そのため単なる歳入歳出の見積もり書をたてているわけではありません。
政府(行政)の行為を規律する法規範である、と考えるべきです。
しかし、予算は政府を拘束するが、国民を拘束しないなど、通常の法律にはない特徴があります。
したがって争いはありますが、予算は法律ではないが、法律と並ぶ独自の法形式である、と解するべきだといわれています(予算法形式説:多数説)。
予算法形式説:多数説 |
(二)予算の修正 |
でもさあ、一会計年度なんて未来の話だから予算がどれくらいかかるか、なんてわかんないじゃん。もし予算が余りそうだったらどうするの?もし予算が足りなくなったらどうするの?
予算が余りそうだったらどうするか? |
予算が足りなくなったらどうするか? |
国会が予算の修正をします。国会の予算修正権の行使です。
予算の修正について争いはあります。財政民主主義の観点から減額修正については問題ありませんね。

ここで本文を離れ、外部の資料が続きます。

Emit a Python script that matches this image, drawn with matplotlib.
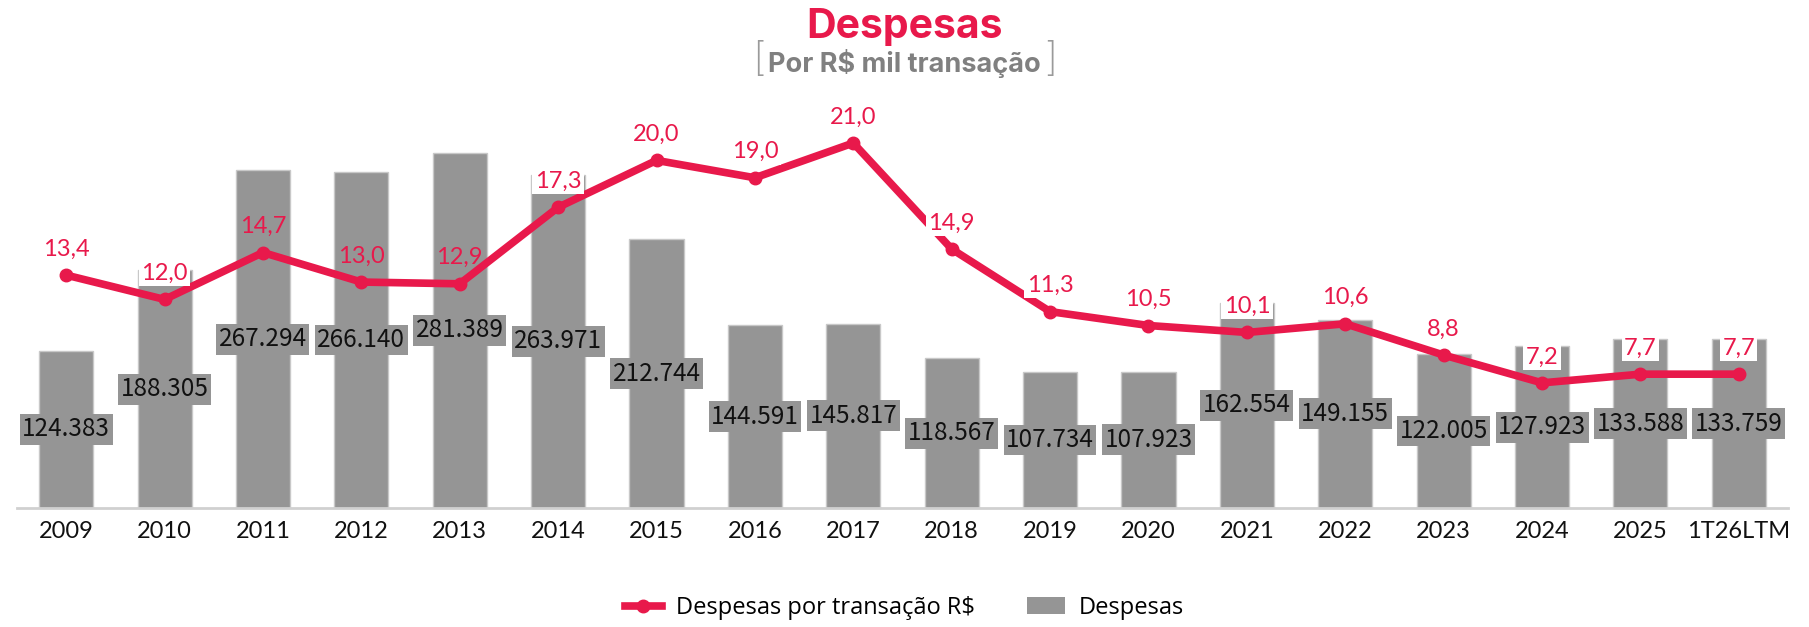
import matplotlib
matplotlib.use("Agg")
import matplotlib.pyplot as plt
from matplotlib.lines import Line2D
from matplotlib.patches import Patch

categories = ["2009", "2010", "2011", "2012", "2013", "2014", "2015", "2016", "2017",
              "2018", "2019", "2020", "2021", "2022", "2023", "2024", "2025", "1T26LTM"]
despesas = [124383, 188305, 267294, 266140, 281389, 263971, 212744, 144591, 145817,
            118567, 107734, 107923, 162554, 149155, 122005, 127923, 133588, 133759]
por_transacao = [13.4, 12.0, 14.7, 13.0, 12.9, 17.3, 20.0, 19.0, 21.0,
                 14.9, 11.3, 10.5, 10.1, 10.6, 8.8, 7.2, 7.7, 7.7]

RED = "#E8194B"
GRAY = "#959595"
NO_BOX = {2, 3, 4}  # line labels drawn without white background

W, H = 1809, 627
fig = plt.figure(figsize=(W / 100, H / 100), dpi=100)
left, right, bottom, top = 17, 1788, 508, 90
ax = fig.add_axes([left / W, 1 - bottom / H, (right - left) / W, (bottom - top) / H])
x = list(range(len(categories)))

ax.bar(x, despesas, width=0.55, color=GRAY, edgecolor="#c8c8c8", linewidth=1, zorder=2)
ax.set_xlim(-0.5, len(categories) - 0.5)
ax.set_ylim(0, 331000)
for xi, v in zip(x, despesas):
    ax.text(xi, v / 2, f"{v:,}".replace(",", "."), ha="center", va="center",
            fontsize=17.5, family=["Noto Sans CJK SC", "DejaVu Sans"], color="#111111",
            bbox=dict(boxstyle="square,pad=0.1", facecolor=GRAY, edgecolor="none"), zorder=3)

for s in ["top", "right", "left"]:
    ax.spines[s].set_visible(False)
ax.spines["bottom"].set_color("#d0d0d0")
ax.spines["bottom"].set_linewidth(2)
ax.set_yticks([])
ax.set_xticks(x)
ax.set_xticklabels(categories, fontsize=17, family="Lato", color="#111111")
ax.tick_params(axis="x", length=0, pad=9)

ax2 = ax.twinx()
ax2.set_ylim(0, 24.05)
ax2.plot(x, por_transacao, color=RED, lw=5.5, marker="o", markersize=9, zorder=4,
         solid_joinstyle="round")
for s in ["top", "right", "left", "bottom"]:
    ax2.spines[s].set_visible(False)
ax2.set_yticks([])
for i, (xi, v) in enumerate(zip(x, por_transacao)):
    box = None if i in NO_BOX else dict(boxstyle="square,pad=0.1", facecolor="white",
                                        edgecolor="none")
    ax2.annotate(f"{v:.1f}".replace(".", ","), (xi, v), xytext=(0, 26),
                 textcoords="offset pixels", ha="center", va="center",
                 fontsize=17, family="Lato", color=RED, bbox=box, zorder=5)

fig.text(0.5, 1 - 27 / H, "Despesas", ha="center", va="center", fontsize=29.5,
         family="Inter", weight="bold", color=RED)
sub = fig.text(0.5, 1 - 63 / H, "Por R$ mil transação", ha="center", va="center",
               fontsize=19.5, family="Inter", weight="bold", color="#808080")
fig.canvas.draw()
bb = sub.get_window_extent()
yb = 1 - 61 / H
fig.text((bb.x0 - 3) / W, yb, "[", ha="right", va="center", fontsize=29,
         family="Inter", weight="light", color="#9a9a9a")
fig.text((bb.x1 + 3) / W, yb, "]", ha="left", va="center", fontsize=29,
         family="Inter", weight="light", color="#9a9a9a")

handles = [Line2D([0], [0], color=RED, lw=5.5, marker="o", markersize=9),
           Patch(facecolor=GRAY, edgecolor="none")]
fig.legend(handles, ["Despesas por transação R$", "Despesas"], loc="center",
           bbox_to_anchor=(0.5, 1 - 608 / H), ncol=2, frameon=False,
           prop=dict(family="Open Sans", size=17), handlelength=1.6, columnspacing=2.2,
           handletextpad=0.6)

fig.savefig("out.png", dpi=100, facecolor="white")
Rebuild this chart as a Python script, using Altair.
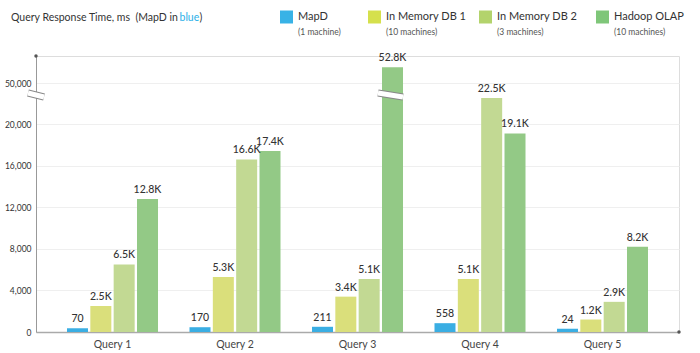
import altair as alt
import pandas as pd

queries = ["Query 1", "Query 2", "Query 3", "Query 4", "Query 5"]
systems = ["MapD", "In Memory DB 1", "In Memory DB 2", "Hadoop OLAP"]
machines = ["(1 machine)", "(10 machines)", "(3 machines)", "(10 machines)"]
mapd = [70, 170, 211, 558, 24]
imdb1 = [2500, 5300, 3400, 5100, 1200]
imdb2 = [6500, 16600, 5100, 22500, 2900]
hadoop = [12800, 17400, 52800, 19100, 8200]
y_ticks = [0, 4000, 8000, 12000, 16000, 20000, 50000]

bar_colors = ["#3aaee3", "#dadf7b", "#c2d993", "#93c986"]
legend_colors = ["#38b2e6", "#d5e04c", "#b3d36c", "#7fc679"]

def fmt(v):
    return str(v) if v < 1000 else f"{v/1000:.1f}K"

rows = []
for s, vals in zip(systems, [mapd, imdb1, imdb2, hadoop]):
    for q, v in zip(queries, vals):
        rows.append({"query": q, "system": s, "value": v, "label": fmt(v)})
df = pd.DataFrame(rows)

FONT = "Lato"
PL, PT = 36, 56  # plot origin in page pixels

yscale = alt.Scale(domain=[0, 22600, 49000, 54800], range=[276, 41, 32.7, 0],
                   nice=False, zero=False)
xscale = alt.Scale(paddingInner=0.257, paddingOuter=0.253)

base = alt.Chart(df).transform_calculate(
    h="datum.value < 1000 ? datum.value + 290 : datum.value"
)

bars = base.mark_bar().encode(
    x=alt.X("query:N", sort=queries, scale=xscale,
            axis=alt.Axis(title=None, labelAngle=0, ticks=False, labelPadding=7,
                          labelFontSize=10.5, labelColor="#444", domainColor="#aaa",
                          domainWidth=1.5, labelFont=FONT)),
    xOffset=alt.XOffset("system:N", sort=systems, scale=alt.Scale(paddingInner=0.1)),
    y=alt.Y("h:Q", scale=yscale,
            axis=alt.Axis(title=None, values=y_ticks, format=",d", ticks=False,
                          labelPadding=5, labelFontSize=8.5, labelColor="#333",
                          domainColor="#999", gridColor="#efefef", labelFont=FONT)),
    color=alt.Color("system:N", sort=systems,
                    scale=alt.Scale(domain=systems, range=bar_colors), legend=None),
)

labels = base.mark_text(baseline="bottom", dy=-4, fontSize=10.5, fontWeight=500,
                        color="#333", font=FONT).encode(
    x=alt.X("query:N", sort=queries, scale=xscale),
    xOffset=alt.XOffset("system:N", sort=systems, scale=alt.Scale(paddingInner=0.1)),
    y=alt.Y("h:Q", scale=yscale),
    text="label:N",
)

one = alt.Chart(pd.DataFrame({"a": [0]}))

def brk(x1, y1, x2, y2):
    g = one.mark_rule(color="#888", strokeWidth=7).encode(
        x=alt.value(x1), x2=alt.value(x2), y=alt.value(y1), y2=alt.value(y2))
    w = one.mark_rule(color="white", strokeWidth=5).encode(
        x=alt.value(x1), x2=alt.value(x2), y=alt.value(y1), y2=alt.value(y2))
    return [g, w]

decor = []
decor += brk(-8, 37, 8, 41)
decor += brk(342, 37, 367, 41)
decor.append(one.mark_point(filled=True, size=12, color="#555", opacity=1).encode(
    x=alt.value(0), y=alt.value(0)))
decor.append(one.mark_point(filled=True, size=12, color="#555", opacity=1).encode(
    x=alt.value(643), y=alt.value(276)))

# title
decor.append(one.mark_text(align="left", baseline="middle", fontSize=10.5, color="#333",
                           font=FONT).encode(
    x=alt.value(11 - PL), y=alt.value(18 - PT),
    text=alt.value("Query Response Time, ms\u00a0\u00a0(MapD in")))
decor.append(one.mark_text(align="left", baseline="middle", fontSize=10.5, color="#2bb0e8",
                           font=FONT).encode(
    x=alt.value(179.5 - PL), y=alt.value(18 - PT), text=alt.value("blue")))
decor.append(one.mark_text(align="left", baseline="middle", fontSize=10.5, color="#333",
                           font=FONT).encode(
    x=alt.value(199.5 - PL), y=alt.value(18 - PT), text=alt.value(")")))

# legend
legend_sq_x = [286.5, 374.5, 485.5, 602.5]
legend_tx_x = [298, 386, 497, 614]
for name, sub, col, sx, tx in zip(systems, machines, legend_colors, legend_sq_x, legend_tx_x):
    decor.append(one.mark_square(size=169, color=col, opacity=1).encode(
        x=alt.value(sx - PL), y=alt.value(17 - PT)))
    decor.append(one.mark_text(align="left", baseline="middle", fontSize=11, color="#333",
                               font=FONT).encode(
        x=alt.value(tx - PL), y=alt.value(17 - PT), text=alt.value(name)))
    decor.append(one.mark_text(align="left", baseline="middle", fontSize=8.5, color="#555",
                               font=FONT).encode(
        x=alt.value(tx - PL), y=alt.value(32 - PT), text=alt.value(sub)))

chart = alt.layer(bars, labels, *decor).properties(
    width=643, height=276,
    autosize=alt.AutoSizeParams(type="none"),
    padding={"left": PL, "top": PT, "right": 21, "bottom": 21},
).configure_view(stroke=None).configure(font=FONT)

chart.save("out.html", embed_options={"renderer": "svg", "actions": False})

お金が余る分にはけっこうな話です。問題は増額修正です。
争いはありますが、ある程度の増額修正ができるとされています。
但し予算の同一性を損なうような大きな修正はできません(限界説)。
予算が余りそうだったらどうするか? →問題ない。 |
予算が足りなくなったらどうするか? →ある程度の予算の増額修正ができる。 |
(三)予備費 |
たしかに予算を予見するのは難しいことです。
予見しがたい予算に充てるために国会の議決に基づいて予備費を設けます。
予備費は内閣の責任で支出できますが、その後に国会の承諾が必要となります(87条2項)。
国会の事後の承認が得られない場合は、内閣の政治責任が生じますが、支出の法的効力に影響は無いとされています。
予備費:内閣の責任で支出できるが、その後に国会の承諾が必要となる。 |
(四)暫定予算 |
暫定予算とは会計年度開始までに予算が成立しない場合、その成立までの空白期間をつなぐため一時的に実行される予算です。
暫定とはしばらくの間、一時的、という意味です。
暫定予算は正規の予算が成立したときには失効します。
暫定予算:会計年度開始までに予算が成立しない場合、一時的に実行される予算。 |
(五)決算 |
さて、無事に一年度が終了すると、実際に行なわれた歳入と歳出の総計算が出てきます。
これが決算です。決算はまず会計検査院が検査をします。
会計検査院は独立行政法人(第15章 内閣一、行政権と内閣)です。次に、次年度に内閣が国会に会計検査院の検査報告とともに決算を提出します。